Organic Tomato & Bell Peppers
The Effect of Super-oxygenated Water Supplied by Drip Irrigation on Vegetable Production.
May Farm, CSA, Minnesota | Summer 2007
Prepared by: A.H. Markhart for Ovation Science
Materials and Methods
The second year of a two year study focused on one heirloom tomato variety, Brandywine, and a one purple sweet pepper. All plants were grown according to USDA National Organic Standards in soil under a 30 by 90 foot high tunnel at the May Farm, Marine on St. Croix, MN. In the fall of 2006 chickens were grazed in the hoop and an early crop of salad greens were produced in the spring of 2007 by the farmer. The high tunnel was divided into 7 long rows. Counting from the north rows 2 and 3 were used for pepper production and rows 5 and 6 were used for tomato production. Row one was left empty, row 4 was planted in basil, and row 7 in German giant tomatoes. All water was supplied by drip irrigation tape buried 3 to 4 inches. Plants were mulched with 8 inches of straw to control weeds. A fish emulsion fertilizer applied at transplant. No other fertility of pest control was applied. Irrigation water was supplied from an on-site well that delivered water that varied in oxygen concentration from 4% of saturation to 20% of saturation during the growing season.
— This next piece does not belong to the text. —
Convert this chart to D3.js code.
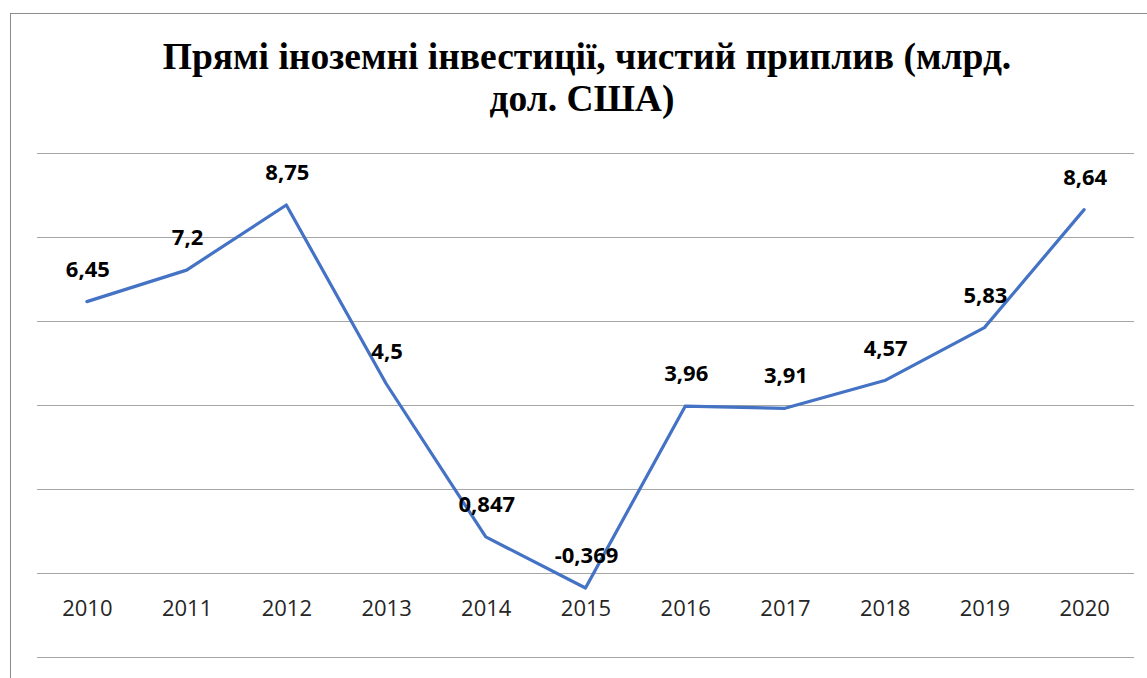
<!DOCTYPE html>
<html><head><meta charset="utf-8">
<script src="https://cdn.jsdelivr.net/npm/d3@7"></script>
<style>body{margin:0;background:#fff}svg{display:block}
.ttl{font-family:"Liberation Serif","Times New Roman",Times,serif;font-weight:bold}
.lbl{font-family:"Open Sans",sans-serif}
</style>
</head><body>
<svg id="c" width="1147" height="678"></svg>
<script>
const years = ["2010","2011","2012","2013","2014","2015","2016","2017","2018","2019","2020"];
const values = [6.45, 7.2, 8.75, 4.5, 0.847, -0.369, 3.96, 3.91, 4.57, 5.83, 8.64];
const labels = ["6,45","7,2","8,75","4,5","0,847","-0,369","3,96","3,91","4,57","5,83","8,64"];
const gridTicks = [-2, 0, 2, 4, 6, 8, 10];
const titleLines = ["Прямі іноземні інвестиції, чистий приплив (млрд.", "дол. США)"];

const svg = d3.select("#c");
svg.append("rect").attr("x",10.5).attr("y",13.5).attr("width",1150).attr("height",700)
  .attr("fill","none").attr("stroke","#8c8c8c").attr("stroke-width",1);

const L = 37, R = 1134;
const x = d3.scalePoint().domain(years).range([L, R]).padding(0.5);
const y = d3.scaleLinear().domain([-2, 10]).range([656.5, 152.5]);

svg.append("g").selectAll("line").data(gridTicks).join("line")
  .attr("x1", L).attr("x2", R)
  .attr("y1", d => Math.round(y(d)) + 0.5).attr("y2", d => Math.round(y(d)) + 0.5)
  .attr("stroke", "#a6a6a6").attr("stroke-width", 1);

svg.append("g").selectAll("text").data(titleLines).join("text")
  .attr("class","ttl")
  .attr("x", (d,i) => i === 0 ? 587 : 582).attr("y", (d,i) => 69 + i*42)
  .attr("text-anchor","middle")
  .attr("font-size", 37.5).attr("fill","#000")
  .text(d => d);

const xAxis = d3.axisBottom(x).tickSize(0).tickPadding(0);
const gx = svg.append("g").attr("transform", `translate(0,${y(0)})`).call(xAxis);
gx.select(".domain").remove();
gx.selectAll("text").attr("dy", null).attr("y", 43).attr("class","lbl")
  .attr("font-size", 22).attr("fill","#262626").attr("font-family", null);

const line = d3.line().x((d,i) => x(years[i])).y(d => y(d));
svg.append("path").datum(values).attr("d", line)
  .attr("fill","none").attr("stroke","#4472C4").attr("stroke-width",3.2)
  .attr("stroke-linejoin","round").attr("stroke-linecap","round");

svg.append("g").selectAll("text").data(values).join("text")
  .attr("class","lbl")
  .attr("x", (d,i) => x(years[i]) + 1)
  .attr("y", d => y(d) - 25)
  .attr("text-anchor","middle")
  .attr("font-weight","bold").attr("font-size", 22).attr("fill","#000")
  .text((d,i) => labels[i]);
</script>
</body></html>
The irrigation stream was divided as it entered the hoop house. Half of the water was oxygenated to150% to 180% of saturation using two flow-through electrolysis units at a flow rate of 0.5 gallon per minute per unit. Control water was passed through equivalent lengths of tubing directly beside the oxygenation units. Water was then directed to drip tapes laid in a grid to provide eight blocks of treated and non-treated experimental units per vegetable variety. Each block consisted of 5 plants spaced at 16 -18 inches within the row and 4 feet between rows. The center three plants from each block were harvested and all fruit counted and weighed throughout the growing season. Tomato plants were trellised on strings attached to the high tunnel super-structure. Irrigation was applied per the wishes of the farmer to optimize performance. Plants were deemed adequately water and did not show signs of stress during the growing season. A windstorm the first week in August blew the plastic off the high-tunnel. The plants were exposed to the elements for 8 days before the plastic could be replaced. Fortunately, it did not rain during that time. The farmer was very pleased with the quality of the plant growth, and with the fruit quality and yield.
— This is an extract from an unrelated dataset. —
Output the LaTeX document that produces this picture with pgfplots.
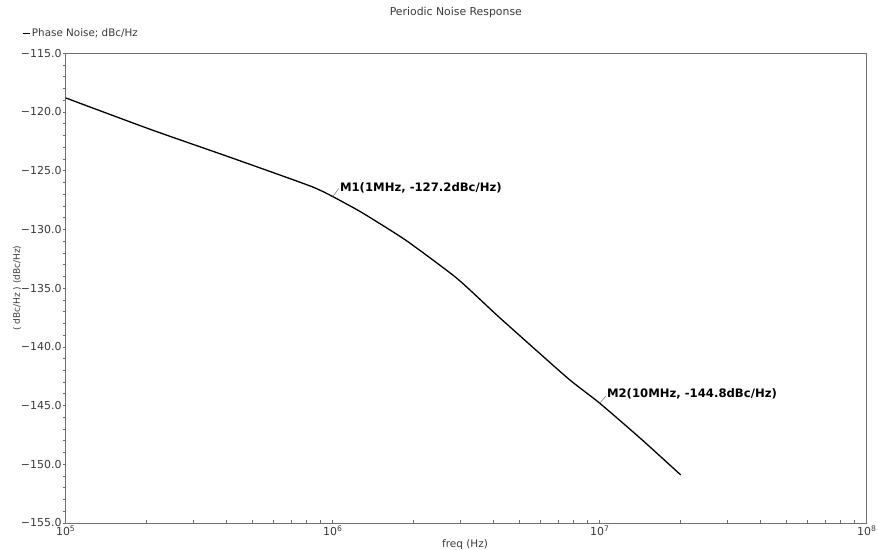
\documentclass[border=0pt]{standalone}
\usepackage{pgfplots}
\pgfplotsset{compat=1.18}
\usepackage{fontspec}
\setmainfont{DejaVu Sans}
\definecolor{axgray}{HTML}{707070}
\definecolor{txt}{HTML}{3A3A3A}
\begin{document}
\begin{tikzpicture}
\path[use as bounding box] (0bp,0bp) rectangle (878bp,550bp);
\begin{axis}[
  at={(65.7bp,27bp)}, anchor=south west,
  scale only axis, width=801bp, height=469.7bp,
  xmode=log, xmin=1e5, xmax=1e8, ymin=-155, ymax=-115,
  clip=false,
  axis line style={axgray, line width=0.9bp},
  tick align=outside,
  xtick pos=bottom, ytick pos=left,
  major tick length=3bp, minor tick length=3bp,
  every tick/.style={axgray, line width=0.7bp},
  every x tick/.append style={yshift=3bp},
  xtick={1e5,1e6,1e7,1e8},
  xticklabels={10\textsuperscript{5},10\textsuperscript{6},10\textsuperscript{7},10\textsuperscript{8}},
  ytick={-155,-150,-145,-140,-135,-130,-125,-120,-115},
  yticklabels={−155.0,−150.0,−145.0,−140.0,−135.0,−130.0,−125.0,−120.0,−115.0},
  minor y tick num=4,
  tick label style={font=\fontsize{11}{13}\selectfont, text=txt},
  yticklabel style={inner sep=1bp},
  xticklabel style={inner sep=1bp, yshift=1bp},
  legend style={at={(axis description cs:-0.0546,1.0432)}, anchor=west, draw=none, fill=none,
    font=\fontsize{10.4}{12}\selectfont, text=txt, inner sep=0pt, legend cell align=left},
  legend image code/.code={\draw[#1, line width=0.8bp] (0bp,0bp) -- (7bp,0bp);},
]
\addplot[black, line width=1.3bp, smooth, tension=0.4] coordinates {
(1e5,-118.8) (2.07e5,-121.47) (3.9e5,-123.66) (6.0e5,-125.17) (8.47e5,-126.41)
(1e6,-127.2) (1.27e6,-128.49) (1.64e6,-130.05) (1.95e6,-131.18) (2.92e6,-134.17)
(4.12e6,-137.3) (5.82e6,-140.35) (7.76e6,-142.85) (1e7,-144.8) (1.42e7,-147.79)
(2.01e7,-150.9)
};
\addlegendentry{Phase Noise; dBc/Hz}
\draw[gray, line width=0.6bp] (axis cs:1e6,-127.2) -- ++(6bp,8bp)
  node[anchor=west, inner sep=1bp, font=\bfseries\fontsize{11.7}{13}\selectfont, text=black, yshift=1bp] {M1(1MHz, -127.2dBc/Hz)};
\draw[gray, line width=0.6bp] (axis cs:1e7,-144.8) -- ++(6bp,7bp)
  node[anchor=west, inner sep=1bp, font=\bfseries\fontsize{11.7}{13}\selectfont, text=black, yshift=2bp] {M2(10MHz, -144.8dBc/Hz)};
\node[font=\fontsize{10.9}{12}\selectfont, text=txt] at (axis description cs:0.487,1.0858) {Periodic Noise Response};
\node[font=\fontsize{10.5}{12}\selectfont, text=txt] at (axis description cs:0.4985,-0.0455) {freq (Hz)};
\node[rotate=90, font=\fontsize{9}{11}\selectfont, text=txt] at (axis description cs:-0.0608,0.50) {( dBc/Hz ) (dBc/Hz)};
\end{axis}
\end{tikzpicture}
\end{document}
The 2007 oxygenators were a significant improvement over the 2006 models. Units were easy to install and maintain, desired flow rates were easily achieved with eye level mechanical flow regulators/meters. In 2006 the oxygenators suffered from significant accumulation of precipitates on the electrodes that degraded performance and required time consuming maintenance. New for 2007 was a voltage switching the devise that switched the polarity of direct current applied to the electrodes every 24 hours. This prevented electrode contamination and produced 150 to 180% oxygen throughout the growing season.
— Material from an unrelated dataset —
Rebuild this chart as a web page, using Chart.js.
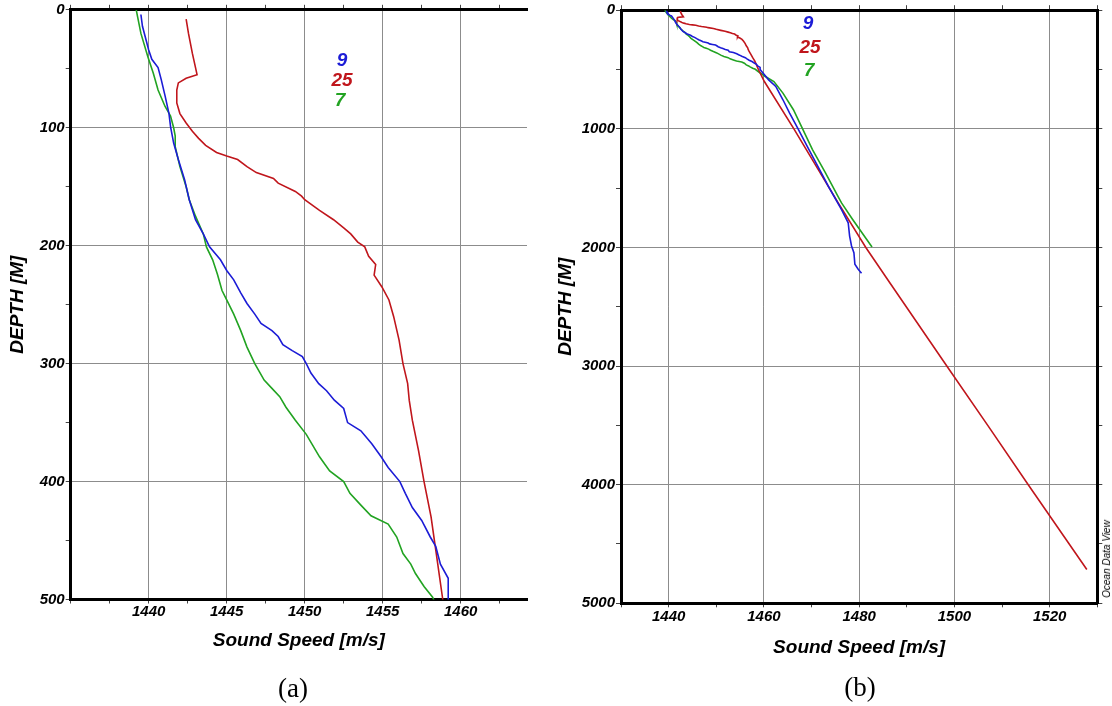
<!DOCTYPE html>
<html>
<head>
<meta charset="utf-8">
<script src="https://cdn.jsdelivr.net/npm/chart.js@4"></script>
<style>
  body { margin: 0; background: #fff; width: 1112px; height: 706px; position: relative; overflow: hidden; }
  canvas { position: absolute; top: 0; }
  #leftChart { left: 0; }
  #rightChart { left: 556px; }
  .lbl { position: absolute; transform: translate(-50%, -50%); line-height: 1; white-space: nowrap;
         font-family: "Liberation Sans", Arial, sans-serif; font-weight: bold; font-style: italic; font-size: 19px; }
  .cap { position: absolute; transform: translate(-50%, -50%); line-height: 1;
         font-family: "Liberation Serif", "DejaVu Serif", serif; font-size: 27px; }
  .odv { position: absolute; transform: translate(-50%, -50%) rotate(-90deg); line-height: 1; white-space: nowrap;
         font-family: "Liberation Sans", Arial, sans-serif; font-style: italic; font-size: 10px; }
</style>
</head>
<body>
<canvas id="leftChart" width="556" height="706"></canvas>
<canvas id="rightChart" width="556" height="706"></canvas>

<div class="lbl" style="left:342px; top:59px; color:#1c1cd6;">9</div>
<div class="lbl" style="left:342px; top:79px; color:#c0161c;">25</div>
<div class="lbl" style="left:340px; top:99px; color:#22a322;">7</div>

<div class="lbl" style="left:808px; top:22px; color:#1c1cd6;">9</div>
<div class="lbl" style="left:810px; top:46px; color:#c0161c;">25</div>
<div class="lbl" style="left:809px; top:69px; color:#22a322;">7</div>

<div class="cap" style="left:293px; top:688px;">(a)</div>
<div class="cap" style="left:860px; top:687px;">(b)</div>
<div class="odv" style="left:1107px; top:559px;">Ocean Data View</div>

<script>
// station 9 (blue)
const depth9 = [4, 14, 34, 42, 49, 59, 73, 88, 99, 113, 127, 144, 161, 178, 190, 201, 212, 221, 229, 240,
  249, 258, 266, 272, 277, 284, 289, 294, 300, 308, 317, 323, 331, 338, 350, 357, 368, 379, 388, 400,
  410, 422, 433, 447, 455, 470, 482, 500, 587, 643, 755, 867, 979, 1147, 1315, 1482, 1681, 1792, 1904,
  1988, 2044, 2141, 2183, 2217];
const speed9 = [1439.5, 1439.6, 1440.0, 1440.2, 1440.6, 1440.8, 1441.05, 1441.3, 1441.4, 1441.6, 1441.9,
  1442.3, 1442.6, 1443.0, 1443.5, 1443.9, 1444.6, 1445.0, 1445.45, 1445.9, 1446.3, 1446.8, 1447.2, 1447.9,
  1448.3, 1448.6, 1449.2, 1449.85, 1450.1, 1450.4, 1450.9, 1451.4, 1451.9, 1452.5, 1452.75, 1453.6, 1454.3,
  1454.9, 1455.35, 1456.1, 1456.45, 1456.9, 1457.5, 1458.05, 1458.4, 1458.7, 1459.2, 1459.2, 1461.0, 1462.5,
  1464.0, 1465.4, 1466.9, 1469.1, 1471.3, 1473.5, 1476.3, 1477.7, 1478.0, 1478.4, 1478.9, 1479.1, 1479.8, 1480.5];

// station 25 (red)
const depth25 = [8, 20, 37, 55, 58, 62, 68, 79, 88, 96, 103, 109, 115, 121, 124, 127, 133, 138, 143, 147,
  154, 158, 161, 170, 178, 185, 190, 197, 201, 209, 216, 225, 235, 246, 260, 280, 300, 317, 331, 348,
  374, 400, 430, 458, 500, 601, 1000, 1625, 2000, 2295, 3000, 3500, 4000, 4715];
const speed25 = [1442.4, 1442.55, 1442.8, 1443.1, 1442.4, 1441.9, 1441.8, 1441.8, 1442.0, 1442.4, 1442.8,
  1443.2, 1443.65, 1444.35, 1445.0, 1445.7, 1446.3, 1446.9, 1448.0, 1448.3, 1449.4, 1449.8, 1450.0, 1450.95,
  1451.85, 1452.5, 1452.95, 1453.4, 1453.85, 1454.1, 1454.55, 1454.45, 1454.95, 1455.4, 1455.7, 1456.05,
  1456.3, 1456.6, 1456.7, 1456.9, 1457.3, 1457.65, 1458.1, 1458.4, 1458.85, 1460.1, 1466.3, 1475.6, 1481.4,
  1486.4, 1498.4, 1507.0, 1515.5, 1527.8];

// station 7 (green)
const depth7 = [0, 20, 40, 54, 68, 82, 90, 100, 107, 116, 133, 150, 161, 175, 190, 201, 212, 224, 238, 246,
  258, 272, 286, 300, 307, 314, 321, 328, 337, 348, 360, 379, 391, 400, 410, 420, 429, 436, 447, 461,
  470, 478, 489, 498, 517, 559, 601, 699, 839, 1007, 1175, 1370, 1566, 1625, 1762, 1996];
const speed7 = [1439.2, 1439.5, 1439.95, 1440.3, 1440.6, 1441.05, 1441.4, 1441.6, 1441.7, 1441.7, 1442.0,
  1442.4, 1442.6, 1443.0, 1443.5, 1443.7, 1444.1, 1444.4, 1444.7, 1445.0, 1445.45, 1445.9, 1446.3, 1446.8,
  1447.1, 1447.4, 1447.9, 1448.4, 1448.8, 1449.4, 1450.1, 1450.95, 1451.6, 1452.5, 1452.9, 1453.6, 1454.25,
  1455.35, 1455.9, 1456.3, 1456.8, 1457.1, 1457.65, 1458.2, 1458.8, 1460.3, 1462.1, 1464.0, 1466.2, 1468.2,
  1470.2, 1472.9, 1475.5, 1476.3, 1478.6, 1482.7];

const stationNames = ['9', '25', '7'];
const stationColors = ['#1c1cd6', '#c0161c', '#22a322'];

const tickFont = { family: '"Liberation Sans", Arial, sans-serif', size: 15, weight: 'bold', style: 'italic', lineHeight: 1 };
const titleFont = { family: '"Liberation Sans", Arial, sans-serif', size: 19, weight: 'bold', style: 'italic', lineHeight: 1 };

function toPoints(depths, speeds) {
  return depths.map((d, i) => ({ x: speeds[i], y: d }));
}

function makeDatasets() {
  const sets = [[depth9, speed9], [depth25, speed25], [depth7, speed7]];
  return sets.map((s, i) => ({
    label: stationNames[i],
    data: toPoints(s[0], s[1]),
    borderColor: stationColors[i],
    borderWidth: 1.6,
    pointRadius: 0,
    tension: 0,
    fill: false
  }));
}

function near(v, step) {
  return Math.abs(v / step - Math.round(v / step)) < 1e-6;
}

// one panel; box = chart area edges in canvas pixels
function makePanel(id, xr, yr, box) {
  const W = 556, H = 706;
  const gridColor = ctx => near(ctx.tick.value, xr.major) ? '#8c8c8c' : 'rgba(0,0,0,0)';
  const ygridColor = ctx => near(ctx.tick.value, yr.major) ? '#8c8c8c' : 'rgba(0,0,0,0)';
  const scales = {
    x: {
      type: 'linear', axis: 'x', position: 'bottom', min: xr.min, max: xr.max,
      ticks: {
        stepSize: xr.minor, includeBounds: false, autoSkip: false, maxRotation: 0,
        color: '#000', font: tickFont, padding: xr.labelPad,
        // no label on the left corner of the frame
        callback: v => (near(v, xr.major) && v > xr.min + 1e-6) ? String(Math.round(v)) : ''
      },
      grid: { color: gridColor, lineWidth: 1, tickColor: '#444', tickLength: 4 },
      border: { color: '#000', width: 3 },
      title: { display: true, text: 'Sound Speed [m/s]', color: '#000', font: titleFont,
               padding: { top: 0, bottom: xr.titlePad } },
      afterFit: s => { s.height = H - box.bottom; }
    },
    xTop: {
      type: 'linear', axis: 'x', position: 'top', min: xr.min, max: xr.max,
      ticks: { stepSize: xr.minor, includeBounds: false, autoSkip: false, callback: () => '' },
      grid: { drawOnChartArea: false, tickColor: '#444', tickLength: 5 },
      border: { color: '#000', width: 3 },
      afterFit: s => { s.height = box.top; }
    },
    y: {
      type: 'linear', axis: 'y', position: 'left', reverse: true, min: yr.min, max: yr.max,
      ticks: {
        stepSize: yr.minor, includeBounds: false, autoSkip: false, color: '#000',
        font: Object.assign({}, tickFont, { lineHeight: 0.8 }), padding: 1,
        callback: v => near(v, yr.major) ? String(Math.round(v)) : ''
      },
      grid: { color: ygridColor, lineWidth: 1, tickColor: '#444', tickLength: 5 },
      border: { color: '#000', width: 3 },
      title: { display: true, text: 'DEPTH [M]', color: '#000', font: titleFont,
               padding: { top: yr.titlePad, bottom: 0 } },
      afterFit: s => { s.width = box.left; }
    }
  };
  if (yr.rightAxis) {
    scales.y2 = {
      type: 'linear', axis: 'y', position: 'right', reverse: true, min: yr.min, max: yr.max,
      ticks: { stepSize: yr.minor, includeBounds: false, callback: () => '' },
      grid: { drawOnChartArea: false, tickColor: '#444', tickLength: 5 },
      border: { color: '#000', width: 3 },
      afterFit: s => { s.width = W - box.right; }
    };
  }
  return new Chart(document.getElementById(id), {
    type: 'line',
    data: { datasets: makeDatasets() },
    options: {
      responsive: false,
      animation: false,
      devicePixelRatio: 1,
      layout: { autoPadding: false, padding: { left: 0, top: 0, bottom: 0, right: yr.rightAxis ? 0 : W - box.right } },
      plugins: { legend: { display: false }, tooltip: { enabled: false } },
      scales: scales
    }
  });
}

makePanel('leftChart',
  { min: 1435, max: 1464.25, minor: 2.5, major: 5, labelPad: 1, titlePad: 56 },
  { min: 0, max: 500, minor: 50, major: 100, titlePad: 8, rightAxis: false },
  { left: 70.7, top: 9.8, right: 527, bottom: 599.5 });

makePanel('rightChart',
  { min: 1430, max: 1530, minor: 10, major: 20, labelPad: 2, titlePad: 49 },
  { min: 0, max: 5000, minor: 500, major: 1000, titlePad: 0, rightAxis: true },
  { left: 65, top: 5.7, right: 541.3, bottom: 603.3 });
</script>
</body>
</html>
The oxygenators also increased the irrigation water several degrees and decreased the EC compared to the control water. The effect of either of these changes in water supply on plant growth are unknown, but were not negative in this experiment.
Plant Performance and Yield:
The first season using flow through oxygenators to increase the dissolved oxygen in drip irrigation water provided extremely useful information on both plant and equipment performance. The equipment was adequate to supply a 30 by 90 foot greenhouse with oxygenated water. Increased maintenance convenience and better ergonomics will produce a farm friendly technique for increasing the oxygen content of drip irrigated water. Although experimental and production issues resulted in a loss of statistical significance, the trends in plant performance were positive with increased yields in bell pepper and tomatoes and increased fruit size in peppers.